Makale İnceleme
Turizm sektörü, her geçen yıl büyüyen bir endüstri olarak dünya ekonomisine büyük katkı sağlıyor. Ancak, bu büyüme çevresel maliyetleri de beraberinde getiriyor. Son araştırmalar gösteriyor ki, turizm sektörü 2050’ye kadar karbon emisyonlarını üç katına çıkarabilir. Bu durum, küresel ısınmayı durdurmayı hedefleyen Paris İklim Anlaşması ile ciddi bir çelişki yaratıyor. Üstelik, diğer sektörler net sıfır emisyon hedeflerine yönelirken, turizmin bu kadar büyük bir artış göstermesi düşündürücü.
Aslında, sürdürülebilir turizm üzerine yapılan binlerce akademik çalışma var. 1990’lardan bu yana sürdürülebilir turizm konusunda 5000’den fazla makale yayınlandığı tespit edilmiş. Ancak, araştırmaların ve akademik tartışmaların sektörde somut bir değişiklik yaratmadığı görülüyor. Önde gelen araştırmacılar, turizm sektörünün iklim değişikliğini ciddiye almadığını ve çoğu zaman belirsizlik yaratılarak eylemsizliğin meşrulaştırıldığını öne sürüyor. Bir başka deyişle, turizm sektörü, iklim krizine karşı harekete geçmek yerine, “belirsizliği” bahane ederek mevcut büyüme eğilimini korumaya devam ediyor.

Peki, bunca akademik çalışma neden sektörün karbon ayak izini azaltmasına yardımcı olamıyor? Yeni bir araştırma, sürdürülebilir turizm literatürünün temel bir epistemolojik sorunla karşı karşıya olduğunu iddia ediyor. Yani, mevcut araştırma yöntemleri ve teorik çerçeveler, turizmin iklim üzerindeki etkisini anlamak ve çözüm üretmek için yeterince etkili değil. Çalışmada, sürdürülebilir turizm üzerine yazılmış 2573 akademik makale incelenmiş ve bunlardan en etkili 35 makale, kapsamlı bir değerlendirme sistemine tabi tutulmuş. Bu makaleler, turizmin karbon emisyonlarıyla ilişkisini anlamada ve çözümler üretmede ne kadar etkili oldukları açısından analiz edilmiş.
Sonuçlar oldukça çarpıcı. Sürdürülebilir turizm araştırmalarının büyük bir kısmı, turizmin karbon emisyonlarına etkisini tam olarak ele almıyor. Üstelik, “sürdürülebilirlik” kavramı, birçok çalışmada net bir şekilde tanımlanmamış. Bazı makaleler sadece ekonomik sürdürülebilirliği ele alırken, çevresel etkileri göz ardı edebiliyor.
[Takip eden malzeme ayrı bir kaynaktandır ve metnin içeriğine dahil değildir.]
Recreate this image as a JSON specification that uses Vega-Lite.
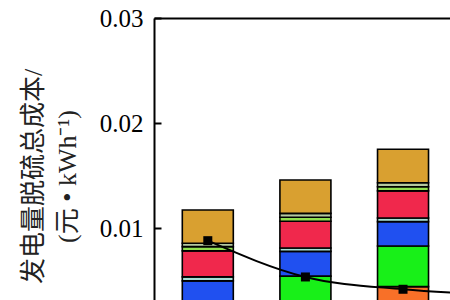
{
  "$schema": "https://vega.github.io/schema/vega-lite/v6.json",
  "autosize": {"type": "none"},
  "padding": {"left": 154, "top": 18, "right": 0, "bottom": 0},
  "width": 296,
  "height": 282,
  "background": "white",
  "config": {"view": {"stroke": null}},
  "datasets": {
    "bars": [
      {"g": 1, "k": 1, "part": "orange", "v": 0.00151},
      {"g": 1, "k": 2, "part": "green", "v": 0.0012},
      {"g": 1, "k": 3, "part": "blue", "v": 0.0023},
      {"g": 1, "k": 4, "part": "cyan", "v": 0.00038},
      {"g": 1, "k": 5, "part": "red", "v": 0.00247},
      {"g": 1, "k": 6, "part": "lightgreen", "v": 0.0004},
      {"g": 1, "k": 7, "part": "sage", "v": 0.00032},
      {"g": 1, "k": 8, "part": "gold", "v": 0.00317},
      {"g": 2, "k": 1, "part": "orange", "v": 0.00246},
      {"g": 2, "k": 2, "part": "green", "v": 0.003},
      {"g": 2, "k": 3, "part": "blue", "v": 0.00235},
      {"g": 2, "k": 4, "part": "cyan", "v": 0.00032},
      {"g": 2, "k": 5, "part": "red", "v": 0.00254},
      {"g": 2, "k": 6, "part": "lightgreen", "v": 0.00038},
      {"g": 2, "k": 7, "part": "sage", "v": 0.00038},
      {"g": 2, "k": 8, "part": "gold", "v": 0.00317},
      {"g": 3, "k": 1, "part": "orange", "v": 0.00446},
      {"g": 3, "k": 2, "part": "green", "v": 0.00387},
      {"g": 3, "k": 3, "part": "blue", "v": 0.00231},
      {"g": 3, "k": 4, "part": "cyan", "v": 0.00035},
      {"g": 3, "k": 5, "part": "red", "v": 0.00257},
      {"g": 3, "k": 6, "part": "lightgreen", "v": 0.0004},
      {"g": 3, "k": 7, "part": "sage", "v": 0.00038},
      {"g": 3, "k": 8, "part": "gold", "v": 0.00318},
      {"g": 4, "k": 1, "part": "orange", "v": 0.0062},
      {"g": 4, "k": 2, "part": "green", "v": 0.0048},
      {"g": 4, "k": 3, "part": "blue", "v": 0.0023},
      {"g": 4, "k": 4, "part": "cyan", "v": 0.00035},
      {"g": 4, "k": 5, "part": "red", "v": 0.0026},
      {"g": 4, "k": 6, "part": "lightgreen", "v": 0.0004},
      {"g": 4, "k": 7, "part": "sage", "v": 0.0004},
      {"g": 4, "k": 8, "part": "gold", "v": 0.0032}
    ],
    "line": [
      {"g": 1, "c": 0.00883},
      {"g": 2, "c": 0.00538},
      {"g": 3, "c": 0.00421},
      {"g": 4, "c": 0.00369}
    ]
  },
  "encoding": {
    "x": {
      "field": "g",
      "type": "quantitative",
      "scale": {"domain": [0.5, 3.43], "nice": false, "zero": false},
      "axis": {"orient": "top", "labels": false, "ticks": false, "grid": false, "domain": true, "domainColor": "black", "domainWidth": 2, "title": null}
    }
  },
  "layer": [
    {
      "data": {"name": "bars"},
      "mark": {"type": "bar", "width": 51, "stroke": "black", "strokeWidth": 1.6, "clip": true},
      "encoding": {
        "y": {
          "field": "v",
          "type": "quantitative",
          "stack": "zero",
          "scale": {"domain": [0.00319, 0.03], "nice": false, "zero": false},
          "axis": {
            "values": [0.01, 0.02, 0.03],
            "format": ".2f",
            "grid": false,
            "domainColor": "black",
            "domainWidth": 2,
            "tickColor": "black",
            "tickWidth": 2,
            "tickSize": -7,
            "labelPadding": 18,
            "labelFont": "'Liberation Serif'",
            "labelFontSize": 25,
            "labelFontWeight": "normal",
            "labelColor": "black",
            "title": ["发电量脱硫总成本/", "(元 • kWh⁻¹)"],
            "titleFont": "'Liberation Serif', 'Noto Sans CJK SC'",
            "titleFontSize": 26,
            "titleFontWeight": "normal",
            "titleColor": "#222222",
            "titleLineHeight": 34,
            "titlePadding": 19,
            "titleY": 158
          }
        },
        "color": {
          "field": "part",
          "type": "nominal",
          "scale": {
            "domain": ["orange", "green", "blue", "cyan", "red", "lightgreen", "sage", "gold"],
            "range": ["#F87028", "#18F018", "#2050F0", "#A8E0D8", "#F0284C", "#90E050", "#B4C8A0", "#D9A030"]
          },
          "legend": null
        },
        "order": {"field": "k", "type": "quantitative"}
      }
    },
    {
      "data": {"name": "line"},
      "mark": {"type": "line", "color": "black", "strokeWidth": 2, "interpolate": "monotone", "clip": true},
      "encoding": {"y": {"field": "c", "type": "quantitative"}}
    },
    {
      "data": {"name": "line"},
      "mark": {"type": "point", "shape": "square", "size": 81, "filled": true, "color": "black", "opacity": 1, "clip": true},
      "encoding": {"y": {"field": "c", "type": "quantitative"}}
    }
  ]
}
Oysa ki, gerçek sürdürülebilirlik, çevresel, ekonomik ve toplumsal faktörleri bir arada değerlendiren bütüncül bir yaklaşımı gerektirir.
Turizm sektörü, küresel emisyon artışına en büyük katkı yapan sektörlerden biri olmasına rağmen, sürdürülebilir turizm çalışmaları bu gerçeği ele almakta yetersiz kalıyor. Eğer turizm gerçekten sürdürülebilir hale gelecekse, akademik çalışmaların sadece teorik tartışmalarla sınırlı kalmaması, doğrudan politika yapıcıları ve sektör temsilcilerini harekete geçirecek çözümler üretmesi gerekiyor. Aksi takdirde, sürdürülebilir turizm kavramı, sadece bir pazarlama aracı olmaktan öteye gidemeyecek.